England, who are single-handedly attempting to make the warm-up group phase watchable, came back from the dead and ended up defending a paltry 171 to win by a mere six runs. As yet there are no rumours as to any possible impropriety surrounding the result however Warnie’s Tweets are currently being reviewed as we go to press.
It was also a match full of records:
·         A World Cup record of 14 players from the one country, namely South Africa (10 on the South African team and 4 on the England team).
·         Most “Morne”s in a team (2)
·         Least impressive player to ever play for England (Michael  Yardy)
·         Best fist-pumping (Me when JP Duminy was cleaned bowled by Jimmy Anderson)
·         Biggest choke in Sport history that didn’t involve either North Sydney Bears or Kevin Keegan.

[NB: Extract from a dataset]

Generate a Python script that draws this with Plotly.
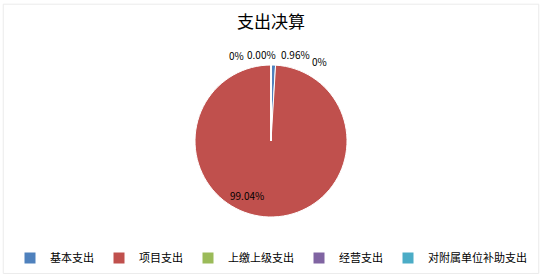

"I Loved it" declared Keegan 


In other news, in the 2nd Grade pool, Australia have replaced “the Rug” with “Mr. Cricket” and are now taking a big punt that Tait and Johnson don’t have a breakdown (mental and physical respectively) over the next four weeks. Ex-Dutch star paceman Dirk Nannes has been called over from Melbourne as cover.
England’s walking ego, KP is heading home (although there has reportedly been confusion at the airport check-in as to exactly where that is, Natal or Southampton) to have a hernia OP and is being replaced by ex-Ireland star batter, Eoin Morgan.
Although Your Humble Correspondent has previously declared that the first 42 games were mere warm-ups that does not mean to say you can’t have good friendly matches... The only “real game” in the opening phase would be the Windies v. The Bangers which was played the other night. It turned out to be so one-sided the Home fans resorted to throwing in the towel to see if it could be stopped before any more damage had been inflicted. Unfortunately some of the said towels were subsequently found to be wrapped around bricks.
No change to the predictions for the last 8 being:
Ireland, Zim, Bangers, Holland, Kenya and Canada to all miss out.